Construction Aerial Videography Service Company North VA

Videographing Major Construction Project Progress

The use of videographs and photographs to monitor the progress of major construction projects is nothing new. The benefits the images can provide are fairly well understood, but obtaining those images, particularly aerial images can sometimes be a challenge, as there are often limitations that require a great deal of skill and experience in the art and science of aerial photography to overcome.

The work we do often involves a great deal more than simply accepting an assignment to provide a few images. As any construction project manager can tell you, tracking and measuring progress can often be a time-consuming task. Project schedules constantly have to be updated based on how the work is progressing, or not progressing, and the data needed to support these scheduling decisions has to available when and where it is needed.

Project managers are not always aware of the technology or expertise required to produce meaningful images. This work is sometimes left to an amateur photographer, or is contracted out to an aerial photography company, a company that may or may not be familiar with the needs of a major project as far as images are concerned. In other words, the necessary communication between the project manager and the aerial photographer or videographer may not always be there, and neither person knows quite where to start.

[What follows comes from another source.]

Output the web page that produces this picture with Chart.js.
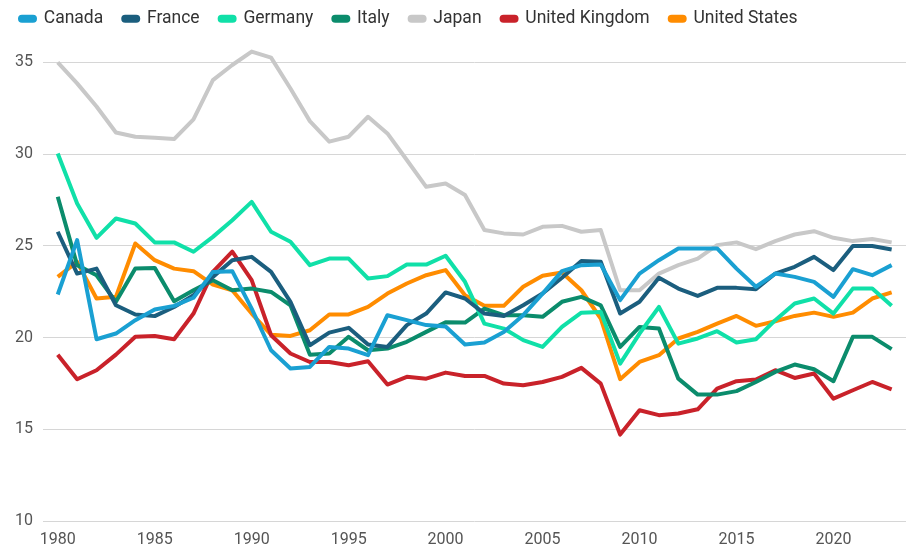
<!DOCTYPE html>
<html>
<head>
<meta charset="utf-8">
<script src="https://cdn.jsdelivr.net/npm/chart.js@4"></script>
<style>
  html, body { margin: 0; padding: 0; background: #fff; }
  #wrap { width: 909px; height: 551px; position: relative; }
</style>
</head>
<body>
<div id="wrap"><canvas id="c"></canvas></div>
<script>
const years = [1980,1981,1982,1983,1984,1985,1986,1987,1988,1989,1990,1991,1992,1993,1994,1995,1996,1997,1998,1999,2000,2001,2002,2003,2004,2005,2006,2007,2008,2009,2010,2011,2012,2013,2014,2015,2016,2017,2018,2019,2020,2021,2022,2023];
const yTicks = [10, 15, 20, 25, 30, 35];
const xTicks = [1980, 1985, 1990, 1995, 2000, 2005, 2010, 2015, 2020];

const canada = [22.35,25.31,19.91,20.22,20.95,21.53,21.73,22.17,23.58,23.62,21.58,19.31,18.31,18.4,19.49,19.4,19.04,21.22,20.95,20.68,20.6,19.62,19.73,20.31,21.22,22.4,23.62,23.95,23.98,22.04,23.49,24.22,24.86,24.86,24.86,23.76,22.77,23.49,23.31,23.04,22.22,23.73,23.4,23.95];
const france = [25.77,23.49,23.76,21.76,21.26,21.17,21.67,22.31,23.31,24.22,24.4,23.58,21.95,19.58,20.27,20.53,19.62,19.49,20.68,21.31,22.46,22.13,21.31,21.18,21.76,22.4,23.26,24.17,24.13,21.31,21.95,23.26,22.67,22.27,22.71,22.71,22.64,23.49,23.86,24.4,23.68,24.99,24.99,24.8];
const germany = [30.04,27.31,25.44,26.49,26.22,25.19,25.19,24.68,25.49,26.4,27.4,25.77,25.22,23.95,24.31,24.31,23.22,23.35,23.98,23.98,24.46,23.04,20.76,20.49,19.86,19.49,20.58,21.36,21.4,18.58,20.22,21.67,19.67,19.95,20.35,19.73,19.91,20.95,21.86,22.13,21.31,22.67,22.67,21.73];
const italy = [27.68,23.95,23.4,21.95,23.76,23.8,21.98,22.58,23.13,22.58,22.67,22.49,21.76,19.07,19.13,20.04,19.31,19.4,19.77,20.31,20.84,20.82,21.58,21.22,21.22,21.13,21.95,22.22,21.76,19.49,20.58,20.49,17.76,16.89,16.89,17.08,17.58,18.13,18.53,18.27,17.62,20.04,20.04,19.37];
const japan = [35.0,33.86,32.6,31.18,30.95,30.9,30.82,31.9,34.04,34.86,35.59,35.26,33.58,31.8,30.68,30.95,32.04,31.13,29.68,28.22,28.4,27.77,25.86,25.68,25.62,26.04,26.09,25.77,25.86,22.58,22.58,23.49,23.95,24.31,25.04,25.19,24.82,25.26,25.62,25.8,25.44,25.26,25.37,25.19];
const uk = [19.07,17.73,18.22,19.07,20.04,20.09,19.91,21.31,23.58,24.68,23.13,20.13,19.13,18.67,18.67,18.49,18.71,17.44,17.86,17.76,18.09,17.91,17.91,17.49,17.4,17.58,17.86,18.35,17.49,14.71,16.04,15.77,15.86,16.09,17.22,17.62,17.71,18.22,17.8,18.04,16.67,17.13,17.58,17.18];
const us = [23.31,24.13,22.13,22.22,25.13,24.22,23.76,23.62,22.89,22.58,21.31,20.16,20.09,20.4,21.26,21.26,21.67,22.4,22.95,23.4,23.68,22.31,21.73,21.73,22.77,23.37,23.55,22.58,21.04,17.73,18.67,19.04,19.95,20.31,20.76,21.18,20.64,20.89,21.18,21.36,21.13,21.36,22.13,22.46];

const seriesNames = ['Canada','France','Germany','Italy','Japan','United Kingdom','United States'];
const seriesValues = [canada, france, germany, italy, japan, uk, us];
const seriesColors = ['#1aa0d2','#1b5e7e','#10e0a8','#0b8c6c','#c8c8c8','#c9222a','#ff8c00'];

const datasets = seriesNames.map((name, k) => ({
  label: name,
  data: years.map((yr, i) => ({ x: yr, y: seriesValues[k][i] })),
  borderColor: seriesColors[k],
  backgroundColor: seriesColors[k],
  borderWidth: 4,
  pointRadius: 0,
  pointHoverRadius: 0,
  tension: 0,
  fill: false,
  borderJoinStyle: 'round'
}));

const FONT = 'Roboto, "Noto Sans", sans-serif';

new Chart(document.getElementById('c'), {
  type: 'line',
  data: { datasets },
  options: {
    responsive: true,
    maintainAspectRatio: false,
    animation: false,
    layout: { padding: { left: 0, right: 3, top: -10, bottom: 4 } },
    plugins: {
      tooltip: { enabled: false },
      legend: {
        display: true,
        position: 'top',
        align: 'start',
        labels: {
          boxWidth: 15,
          boxHeight: 4,
          useBorderRadius: true,
          borderRadius: 2,
          padding: 20,
          color: '#333',
          font: { family: FONT, size: 17.5 }
        }
      }
    },
    scales: {
      x: {
        type: 'linear',
        min: 1979.24,
        max: 2023.74,
        afterFit: (s) => { s.height = 26; },
        grid: { display: false, drawTicks: false },
        border: { display: false },
        afterBuildTicks: (s) => { s.ticks = xTicks.map(v => ({ value: v })); },
        ticks: {
          padding: 9,
          color: '#555',
          font: { family: FONT, size: 16 },
          maxRotation: 0,
          autoSkip: false,
          callback: (v) => String(v)
        }
      },
      y: {
        min: 10,
        max: 36.36,
        afterFit: (s) => { s.width = 43; },
        afterBuildTicks: (s) => { s.ticks = yTicks.map(v => ({ value: v })); },
        grid: { color: '#d6d6d6', lineWidth: 1, drawTicks: false },
        border: { display: false },
        ticks: {
          padding: 10,
          color: '#555',
          font: { family: FONT, size: 16 },
          callback: (v) => String(v)
        }
      }
    }
  }
});
</script>
</body>
</html>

On occasion, we meet potential clients who are uncomfortable with new technology, don’t see the value of aerial photography, or simply don’t want their job sites to be monitored. It can be difficult at times to procure budget for something executive managers don’t understand, but this and other barriers are often barriers we are able to overcome as we can let the potential benefits sell themselves.

We have done extensive work in this area, and have provided our services to a number of project managers on a number of major projects. We are familiar with the language project managers speak. If you, as a project manager, have a good understanding of the data you required to monitor progress, so much the better. If not, we can work with you to determine what those data should be together with how we propose to collect that data.

Naturally, there is a cost involved in procuring the necessary imagery, and that cost can sometimes be significant. It usually pales in comparison to the cost of the overall project, but it is a cost nonetheless, and the work we propose must indicate there will be a favorable return on investment. The least expensive way to procure imagery is to take a point-and-shoot approach, but this approach rarely if ever provides the exacting detail a PM needs to base decisions on.

Terrestrial monitoring techniques sometimes make use of time-lapse photography. This technique is often sufficient for smaller projects, but can rapidly become unwieldy as project size increases. Aerial time lapse photography is possible though the use of satellites, but since the images are vertical images, a significant amount of valuable information often remains hidden from view. Optimally, one would want oblique time-lapse images, a difficult undertaking from an airplane or helicopter, but a possibility nevertheless.

We are up to the challenge in any event. The advanced photographic and processing equipment we use, in combination with our highly experienced staff, guarantees you, the project manager, will get the data you need, data that can be shared with and understood by others.